• **GOAL**
Reproduce the listing below exactly, beginning with its first line and ending with the line that holds "0.00107, 0.00097, 0.00098]"; pictures are not part of the copy.

• **DATA SECTION**
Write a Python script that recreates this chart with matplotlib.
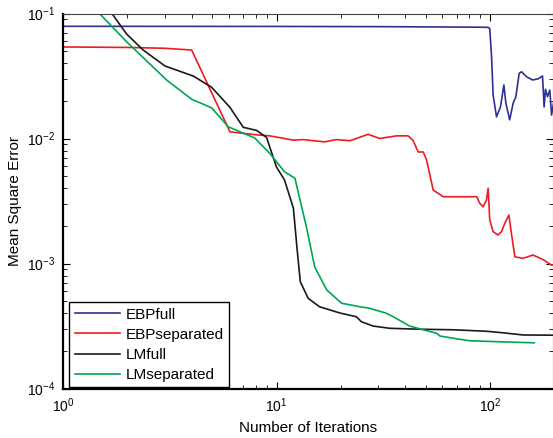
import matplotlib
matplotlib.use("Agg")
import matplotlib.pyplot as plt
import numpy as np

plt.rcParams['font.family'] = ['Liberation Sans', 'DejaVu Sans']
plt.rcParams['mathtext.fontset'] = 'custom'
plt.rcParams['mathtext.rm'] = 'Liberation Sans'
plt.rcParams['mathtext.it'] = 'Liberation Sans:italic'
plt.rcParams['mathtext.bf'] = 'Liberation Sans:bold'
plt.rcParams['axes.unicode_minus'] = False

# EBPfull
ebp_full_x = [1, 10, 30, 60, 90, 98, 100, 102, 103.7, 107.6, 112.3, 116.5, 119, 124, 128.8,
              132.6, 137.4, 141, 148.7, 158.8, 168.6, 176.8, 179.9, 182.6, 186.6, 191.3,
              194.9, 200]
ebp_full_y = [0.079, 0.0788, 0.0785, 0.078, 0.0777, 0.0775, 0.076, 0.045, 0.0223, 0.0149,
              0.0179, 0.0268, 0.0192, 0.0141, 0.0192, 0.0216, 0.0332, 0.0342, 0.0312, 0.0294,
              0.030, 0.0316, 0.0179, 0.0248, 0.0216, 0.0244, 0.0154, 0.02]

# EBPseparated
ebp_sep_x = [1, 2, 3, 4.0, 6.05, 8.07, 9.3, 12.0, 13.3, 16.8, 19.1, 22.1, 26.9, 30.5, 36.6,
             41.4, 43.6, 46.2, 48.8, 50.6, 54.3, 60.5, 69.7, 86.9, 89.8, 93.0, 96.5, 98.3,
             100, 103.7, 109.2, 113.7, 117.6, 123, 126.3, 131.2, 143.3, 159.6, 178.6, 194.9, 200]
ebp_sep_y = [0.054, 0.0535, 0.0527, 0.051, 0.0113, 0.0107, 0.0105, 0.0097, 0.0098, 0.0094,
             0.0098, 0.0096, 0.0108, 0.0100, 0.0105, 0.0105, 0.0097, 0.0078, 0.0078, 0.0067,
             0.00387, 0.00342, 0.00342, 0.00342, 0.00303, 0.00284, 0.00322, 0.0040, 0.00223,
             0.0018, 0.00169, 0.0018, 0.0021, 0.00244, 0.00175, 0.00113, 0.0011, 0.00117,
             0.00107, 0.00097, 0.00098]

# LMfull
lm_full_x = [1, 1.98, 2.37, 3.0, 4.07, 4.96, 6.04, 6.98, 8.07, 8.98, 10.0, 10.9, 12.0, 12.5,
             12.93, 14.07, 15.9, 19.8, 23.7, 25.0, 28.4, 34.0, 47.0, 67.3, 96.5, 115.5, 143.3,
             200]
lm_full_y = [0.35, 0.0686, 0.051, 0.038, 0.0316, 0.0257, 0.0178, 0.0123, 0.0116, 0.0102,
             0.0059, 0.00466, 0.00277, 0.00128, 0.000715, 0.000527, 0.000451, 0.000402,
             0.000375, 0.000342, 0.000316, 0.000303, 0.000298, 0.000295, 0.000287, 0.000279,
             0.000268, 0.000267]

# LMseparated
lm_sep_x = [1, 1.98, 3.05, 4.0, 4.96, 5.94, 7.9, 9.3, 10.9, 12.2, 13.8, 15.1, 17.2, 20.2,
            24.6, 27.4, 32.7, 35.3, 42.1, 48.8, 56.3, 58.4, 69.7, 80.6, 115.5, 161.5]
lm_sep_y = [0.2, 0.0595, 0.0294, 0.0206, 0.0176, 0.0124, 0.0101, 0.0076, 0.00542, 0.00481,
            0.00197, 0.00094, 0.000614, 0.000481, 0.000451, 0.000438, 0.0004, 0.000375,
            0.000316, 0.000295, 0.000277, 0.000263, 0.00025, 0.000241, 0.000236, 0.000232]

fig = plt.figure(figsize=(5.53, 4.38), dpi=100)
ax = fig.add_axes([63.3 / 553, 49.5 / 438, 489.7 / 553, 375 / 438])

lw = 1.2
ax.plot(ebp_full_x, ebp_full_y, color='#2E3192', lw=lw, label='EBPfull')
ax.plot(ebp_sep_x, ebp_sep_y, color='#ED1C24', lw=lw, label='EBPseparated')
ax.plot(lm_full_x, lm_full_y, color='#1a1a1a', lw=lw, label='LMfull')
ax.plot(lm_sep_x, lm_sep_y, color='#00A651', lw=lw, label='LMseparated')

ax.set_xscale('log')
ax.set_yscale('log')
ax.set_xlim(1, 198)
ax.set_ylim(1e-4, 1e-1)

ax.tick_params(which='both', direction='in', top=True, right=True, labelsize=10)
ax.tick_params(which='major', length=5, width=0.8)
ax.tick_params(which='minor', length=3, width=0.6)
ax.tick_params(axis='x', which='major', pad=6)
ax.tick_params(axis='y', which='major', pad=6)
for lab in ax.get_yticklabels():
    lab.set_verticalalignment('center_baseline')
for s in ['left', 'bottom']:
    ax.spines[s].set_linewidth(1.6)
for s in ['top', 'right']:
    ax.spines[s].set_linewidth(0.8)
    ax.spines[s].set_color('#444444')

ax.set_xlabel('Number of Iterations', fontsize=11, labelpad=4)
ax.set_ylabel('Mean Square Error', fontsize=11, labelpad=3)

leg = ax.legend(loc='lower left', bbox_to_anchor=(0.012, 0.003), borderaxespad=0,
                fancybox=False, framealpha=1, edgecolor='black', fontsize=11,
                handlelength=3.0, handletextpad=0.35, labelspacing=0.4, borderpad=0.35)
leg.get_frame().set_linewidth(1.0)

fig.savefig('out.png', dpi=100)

• **WRITTEN SOLUTION**
Write a Python script that recreates this chart with matplotlib.
import matplotlib
matplotlib.use("Agg")
import matplotlib.pyplot as plt
import numpy as np

plt.rcParams['font.family'] = ['Liberation Sans', 'DejaVu Sans']
plt.rcParams['mathtext.fontset'] = 'custom'
plt.rcParams['mathtext.rm'] = 'Liberation Sans'
plt.rcParams['mathtext.it'] = 'Liberation Sans:italic'
plt.rcParams['mathtext.bf'] = 'Liberation Sans:bold'
plt.rcParams['axes.unicode_minus'] = False

# EBPfull
ebp_full_x = [1, 10, 30, 60, 90, 98, 100, 102, 103.7, 107.6, 112.3, 116.5, 119, 124, 128.8,
              132.6, 137.4, 141, 148.7, 158.8, 168.6, 176.8, 179.9, 182.6, 186.6, 191.3,
              194.9, 200]
ebp_full_y = [0.079, 0.0788, 0.0785, 0.078, 0.0777, 0.0775, 0.076, 0.045, 0.0223, 0.0149,
              0.0179, 0.0268, 0.0192, 0.0141, 0.0192, 0.0216, 0.0332, 0.0342, 0.0312, 0.0294,
              0.030, 0.0316, 0.0179, 0.0248, 0.0216, 0.0244, 0.0154, 0.02]

# EBPseparated
ebp_sep_x = [1, 2, 3, 4.0, 6.05, 8.07, 9.3, 12.0, 13.3, 16.8, 19.1, 22.1, 26.9, 30.5, 36.6,
             41.4, 43.6, 46.2, 48.8, 50.6, 54.3, 60.5, 69.7, 86.9, 89.8, 93.0, 96.5, 98.3,
             100, 103.7, 109.2, 113.7, 117.6, 123, 126.3, 131.2, 143.3, 159.6, 178.6, 194.9, 200]
ebp_sep_y = [0.054, 0.0535, 0.0527, 0.051, 0.0113, 0.0107, 0.0105, 0.0097, 0.0098, 0.0094,
             0.0098, 0.0096, 0.0108, 0.0100, 0.0105, 0.0105, 0.0097, 0.0078, 0.0078, 0.0067,
             0.00387, 0.00342, 0.00342, 0.00342, 0.00303, 0.00284, 0.00322, 0.0040, 0.00223,
             0.0018, 0.00169, 0.0018, 0.0021, 0.00244, 0.00175, 0.00113, 0.0011, 0.00117,
             0.00107, 0.00097, 0.00098]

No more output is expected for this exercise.